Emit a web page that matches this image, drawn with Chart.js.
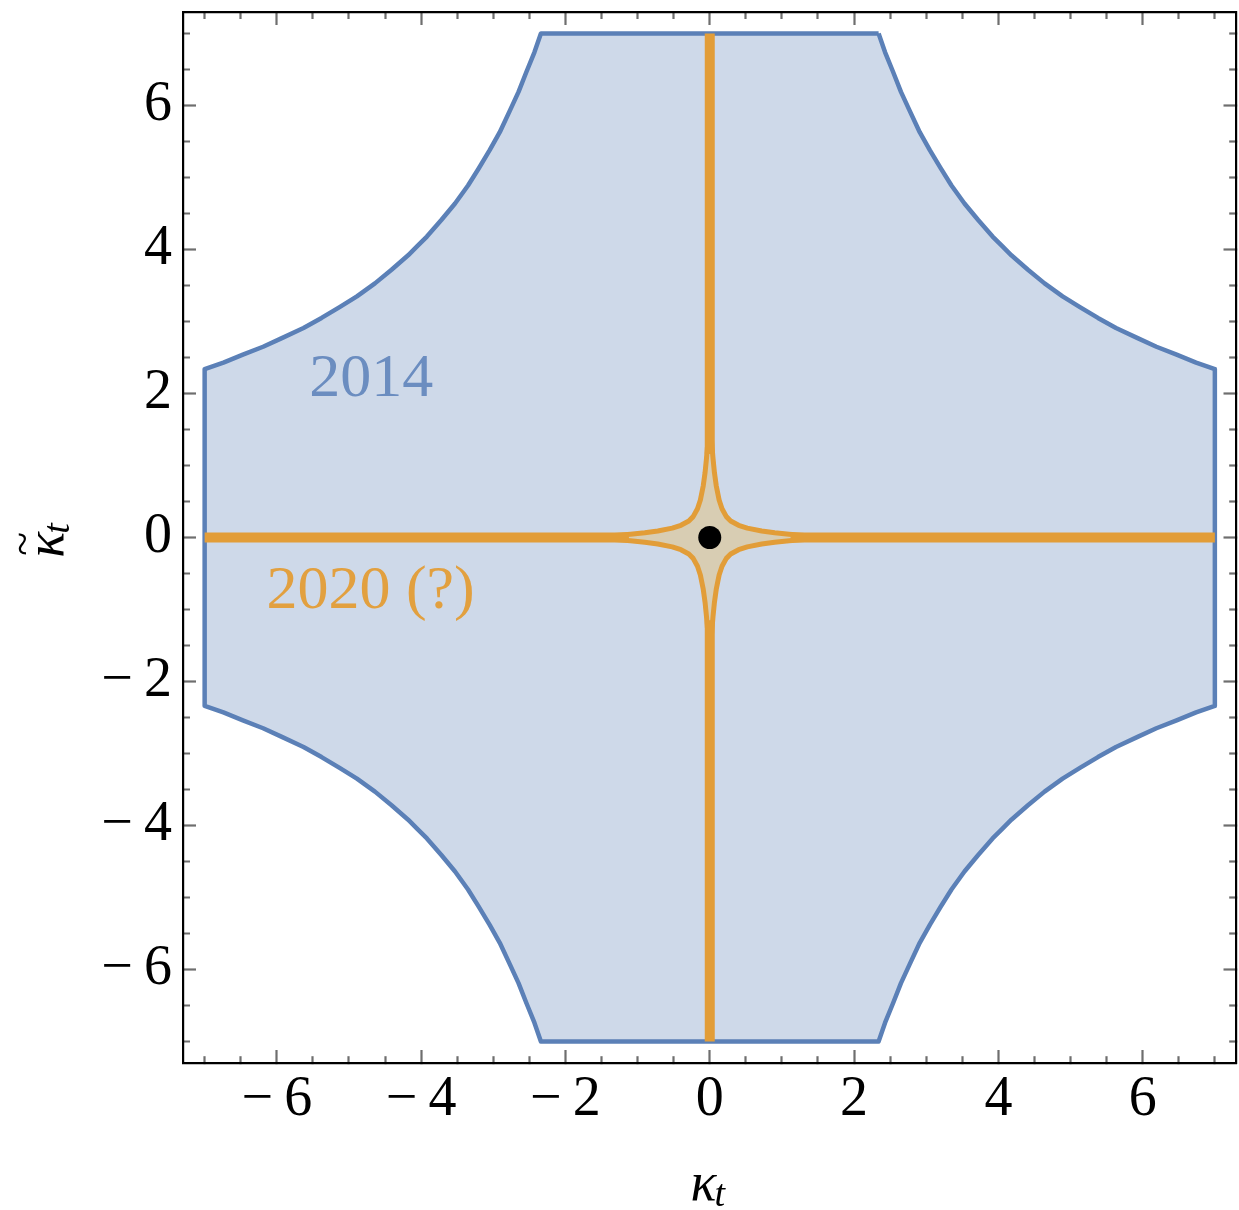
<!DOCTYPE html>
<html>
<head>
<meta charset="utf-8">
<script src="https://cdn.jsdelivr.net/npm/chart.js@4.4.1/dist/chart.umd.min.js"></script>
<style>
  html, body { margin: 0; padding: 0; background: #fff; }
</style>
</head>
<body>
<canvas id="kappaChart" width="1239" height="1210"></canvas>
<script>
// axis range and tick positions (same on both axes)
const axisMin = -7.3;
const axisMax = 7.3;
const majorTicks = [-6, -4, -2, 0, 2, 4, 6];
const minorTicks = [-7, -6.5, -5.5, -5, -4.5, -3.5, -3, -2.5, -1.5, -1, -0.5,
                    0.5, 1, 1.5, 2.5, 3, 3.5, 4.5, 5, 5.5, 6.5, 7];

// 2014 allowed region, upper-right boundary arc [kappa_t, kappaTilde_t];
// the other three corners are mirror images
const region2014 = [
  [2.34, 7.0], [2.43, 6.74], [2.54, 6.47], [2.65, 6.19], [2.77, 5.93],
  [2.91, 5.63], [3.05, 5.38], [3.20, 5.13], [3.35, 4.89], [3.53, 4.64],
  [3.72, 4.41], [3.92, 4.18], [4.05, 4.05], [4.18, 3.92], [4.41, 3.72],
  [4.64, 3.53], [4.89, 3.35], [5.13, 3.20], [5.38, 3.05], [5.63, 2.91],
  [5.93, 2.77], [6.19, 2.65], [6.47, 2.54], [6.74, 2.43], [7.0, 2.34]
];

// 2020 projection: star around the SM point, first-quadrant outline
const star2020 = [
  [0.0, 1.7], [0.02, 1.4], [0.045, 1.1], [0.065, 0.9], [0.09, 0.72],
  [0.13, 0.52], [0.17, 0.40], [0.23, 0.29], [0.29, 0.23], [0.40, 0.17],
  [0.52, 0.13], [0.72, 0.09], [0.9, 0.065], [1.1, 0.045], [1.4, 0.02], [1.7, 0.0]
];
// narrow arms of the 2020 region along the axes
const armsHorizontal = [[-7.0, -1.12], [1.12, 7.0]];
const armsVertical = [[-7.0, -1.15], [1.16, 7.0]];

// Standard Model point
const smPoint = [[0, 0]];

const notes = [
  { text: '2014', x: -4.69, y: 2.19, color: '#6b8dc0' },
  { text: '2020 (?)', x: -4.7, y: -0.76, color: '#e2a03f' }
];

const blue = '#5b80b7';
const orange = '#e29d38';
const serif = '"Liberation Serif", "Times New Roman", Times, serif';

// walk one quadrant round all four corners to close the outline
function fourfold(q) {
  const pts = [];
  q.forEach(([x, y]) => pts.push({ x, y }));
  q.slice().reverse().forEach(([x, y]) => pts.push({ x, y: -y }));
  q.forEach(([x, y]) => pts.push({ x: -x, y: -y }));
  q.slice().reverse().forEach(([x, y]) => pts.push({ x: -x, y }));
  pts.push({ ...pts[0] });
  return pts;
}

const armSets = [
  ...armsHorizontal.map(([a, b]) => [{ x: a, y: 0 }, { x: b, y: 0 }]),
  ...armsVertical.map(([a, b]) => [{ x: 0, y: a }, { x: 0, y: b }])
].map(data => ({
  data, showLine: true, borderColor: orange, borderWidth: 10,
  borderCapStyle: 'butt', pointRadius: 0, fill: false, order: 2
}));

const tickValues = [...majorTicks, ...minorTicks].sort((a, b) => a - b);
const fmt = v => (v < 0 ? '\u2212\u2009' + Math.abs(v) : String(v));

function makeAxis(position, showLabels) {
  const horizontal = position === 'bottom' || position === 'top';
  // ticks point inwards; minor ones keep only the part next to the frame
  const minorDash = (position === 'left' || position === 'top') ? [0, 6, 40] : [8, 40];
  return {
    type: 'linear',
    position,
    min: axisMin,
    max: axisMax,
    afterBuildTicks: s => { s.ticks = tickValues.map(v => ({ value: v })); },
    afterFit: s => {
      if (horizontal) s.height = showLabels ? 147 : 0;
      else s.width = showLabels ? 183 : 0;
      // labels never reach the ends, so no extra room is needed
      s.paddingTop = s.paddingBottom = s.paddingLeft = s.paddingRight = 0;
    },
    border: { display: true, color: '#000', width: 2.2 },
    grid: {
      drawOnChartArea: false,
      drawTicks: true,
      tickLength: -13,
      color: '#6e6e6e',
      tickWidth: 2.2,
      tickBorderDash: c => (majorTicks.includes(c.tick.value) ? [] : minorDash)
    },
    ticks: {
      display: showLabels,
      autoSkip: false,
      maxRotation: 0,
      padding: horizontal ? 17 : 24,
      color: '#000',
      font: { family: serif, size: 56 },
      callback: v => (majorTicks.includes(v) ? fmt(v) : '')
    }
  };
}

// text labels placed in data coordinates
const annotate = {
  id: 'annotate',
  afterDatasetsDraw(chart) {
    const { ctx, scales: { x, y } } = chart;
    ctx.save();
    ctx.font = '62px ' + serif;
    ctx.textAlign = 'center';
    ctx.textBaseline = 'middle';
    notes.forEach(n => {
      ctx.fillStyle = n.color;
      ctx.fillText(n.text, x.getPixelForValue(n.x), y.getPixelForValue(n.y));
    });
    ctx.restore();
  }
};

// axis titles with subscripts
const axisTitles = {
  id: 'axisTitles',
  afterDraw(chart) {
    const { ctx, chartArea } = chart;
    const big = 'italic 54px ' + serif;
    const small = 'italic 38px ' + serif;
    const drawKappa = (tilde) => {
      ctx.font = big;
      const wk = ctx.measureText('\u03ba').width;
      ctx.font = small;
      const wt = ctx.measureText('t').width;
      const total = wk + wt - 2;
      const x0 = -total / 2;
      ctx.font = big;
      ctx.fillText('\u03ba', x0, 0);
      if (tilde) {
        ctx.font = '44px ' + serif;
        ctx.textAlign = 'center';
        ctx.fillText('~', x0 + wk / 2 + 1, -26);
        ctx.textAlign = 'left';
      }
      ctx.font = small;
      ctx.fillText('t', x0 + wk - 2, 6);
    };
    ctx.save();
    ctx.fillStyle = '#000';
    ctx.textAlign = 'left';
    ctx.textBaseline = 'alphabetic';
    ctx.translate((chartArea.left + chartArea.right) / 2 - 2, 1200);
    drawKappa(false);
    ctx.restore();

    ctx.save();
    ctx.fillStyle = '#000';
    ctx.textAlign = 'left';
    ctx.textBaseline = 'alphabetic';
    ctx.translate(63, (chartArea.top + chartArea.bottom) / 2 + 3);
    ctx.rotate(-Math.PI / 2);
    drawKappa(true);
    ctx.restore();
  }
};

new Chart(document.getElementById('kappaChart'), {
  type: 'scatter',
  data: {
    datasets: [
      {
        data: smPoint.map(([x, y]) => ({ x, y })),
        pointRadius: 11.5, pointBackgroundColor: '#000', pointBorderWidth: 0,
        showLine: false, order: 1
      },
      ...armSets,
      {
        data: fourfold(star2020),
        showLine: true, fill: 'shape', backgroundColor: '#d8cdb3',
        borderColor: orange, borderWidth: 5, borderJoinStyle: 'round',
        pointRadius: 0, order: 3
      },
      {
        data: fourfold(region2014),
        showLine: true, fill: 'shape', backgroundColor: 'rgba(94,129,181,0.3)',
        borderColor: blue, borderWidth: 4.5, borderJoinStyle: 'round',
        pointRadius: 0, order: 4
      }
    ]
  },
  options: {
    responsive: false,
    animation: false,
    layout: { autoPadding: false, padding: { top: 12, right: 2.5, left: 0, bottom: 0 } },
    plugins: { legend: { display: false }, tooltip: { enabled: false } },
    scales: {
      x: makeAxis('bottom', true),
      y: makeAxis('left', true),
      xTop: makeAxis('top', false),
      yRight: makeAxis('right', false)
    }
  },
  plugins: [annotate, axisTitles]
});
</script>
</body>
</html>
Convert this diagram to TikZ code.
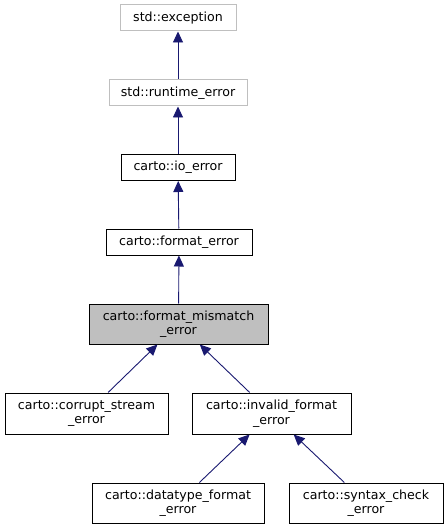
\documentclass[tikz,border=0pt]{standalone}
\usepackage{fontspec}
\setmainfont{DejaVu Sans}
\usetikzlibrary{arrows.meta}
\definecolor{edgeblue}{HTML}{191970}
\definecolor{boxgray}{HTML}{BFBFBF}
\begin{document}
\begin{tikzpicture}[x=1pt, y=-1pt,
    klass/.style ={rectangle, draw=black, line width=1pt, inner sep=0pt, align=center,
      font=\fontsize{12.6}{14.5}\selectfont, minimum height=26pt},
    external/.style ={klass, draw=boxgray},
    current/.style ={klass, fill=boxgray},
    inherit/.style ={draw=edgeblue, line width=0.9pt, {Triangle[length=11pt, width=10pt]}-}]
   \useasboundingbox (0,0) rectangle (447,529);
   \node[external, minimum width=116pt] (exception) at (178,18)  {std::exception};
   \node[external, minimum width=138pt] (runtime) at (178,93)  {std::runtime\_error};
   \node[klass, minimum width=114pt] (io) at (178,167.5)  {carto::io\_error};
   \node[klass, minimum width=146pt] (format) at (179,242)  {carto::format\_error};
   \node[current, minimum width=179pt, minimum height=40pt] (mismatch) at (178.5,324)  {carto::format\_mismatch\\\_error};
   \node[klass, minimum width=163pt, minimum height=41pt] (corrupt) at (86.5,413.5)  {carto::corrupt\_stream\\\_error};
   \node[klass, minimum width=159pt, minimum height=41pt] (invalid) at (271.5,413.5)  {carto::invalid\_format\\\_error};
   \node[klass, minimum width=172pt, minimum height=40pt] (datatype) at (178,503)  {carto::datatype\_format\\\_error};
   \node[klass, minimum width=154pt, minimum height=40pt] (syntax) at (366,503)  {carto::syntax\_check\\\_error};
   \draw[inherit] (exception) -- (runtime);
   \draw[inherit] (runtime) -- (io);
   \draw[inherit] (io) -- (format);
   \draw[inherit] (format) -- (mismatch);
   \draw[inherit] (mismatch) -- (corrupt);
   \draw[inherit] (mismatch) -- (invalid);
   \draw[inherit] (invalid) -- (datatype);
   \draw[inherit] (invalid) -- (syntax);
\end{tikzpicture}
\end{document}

========

== Given task ==
From the line containing "Convert this diagram to TikZ code." down to the last line of the data, print every line exactly and nothing else. Pictures stay out of the copy.

== Exercise output ==
Convert this diagram to TikZ code.
\documentclass[tikz,border=0pt]{standalone}
\usepackage{fontspec}
\setmainfont{DejaVu Sans}
\usetikzlibrary{arrows.meta}
\definecolor{edgeblue}{HTML}{191970}
\definecolor{boxgray}{HTML}{BFBFBF}
\begin{document}
\begin{tikzpicture}[x=1pt, y=-1pt,
    klass/.style ={rectangle, draw=black, line width=1pt, inner sep=0pt, align=center,
      font=\fontsize{12.6}{14.5}\selectfont, minimum height=26pt},
    external/.style ={klass, draw=boxgray},
    current/.style ={klass, fill=boxgray},
    inherit/.style ={draw=edgeblue, line width=0.9pt, {Triangle[length=11pt, width=10pt]}-}]
   \useasboundingbox (0,0) rectangle (447,529);
   \node[external, minimum width=116pt] (exception) at (178,18)  {std::exception};
   \node[external, minimum width=138pt] (runtime) at (178,93)  {std::runtime\_error};
   \node[klass, minimum width=114pt] (io) at (178,167.5)  {carto::io\_error};
   \node[klass, minimum width=146pt] (format) at (179,242)  {carto::format\_error};
   \node[current, minimum width=179pt, minimum height=40pt] (mismatch) at (178.5,324)  {carto::format\_mismatch\\\_error};
   \node[klass, minimum width=163pt, minimum height=41pt] (corrupt) at (86.5,413.5)  {carto::corrupt\_stream\\\_error};
   \node[klass, minimum width=159pt, minimum height=41pt] (invalid) at (271.5,413.5)  {carto::invalid\_format\\\_error};
   \node[klass, minimum width=172pt, minimum height=40pt] (datatype) at (178,503)  {carto::datatype\_format\\\_error};
   \node[klass, minimum width=154pt, minimum height=40pt] (syntax) at (366,503)  {carto::syntax\_check\\\_error};
   \draw[inherit] (exception) -- (runtime);
   \draw[inherit] (runtime) -- (io);
   \draw[inherit] (io) -- (format);
   \draw[inherit] (format) -- (mismatch);
   \draw[inherit] (mismatch) -- (corrupt);
   \draw[inherit] (mismatch) -- (invalid);
   \draw[inherit] (invalid) -- (datatype);
   \draw[inherit] (invalid) -- (syntax);
\end{tikzpicture}
\end{document}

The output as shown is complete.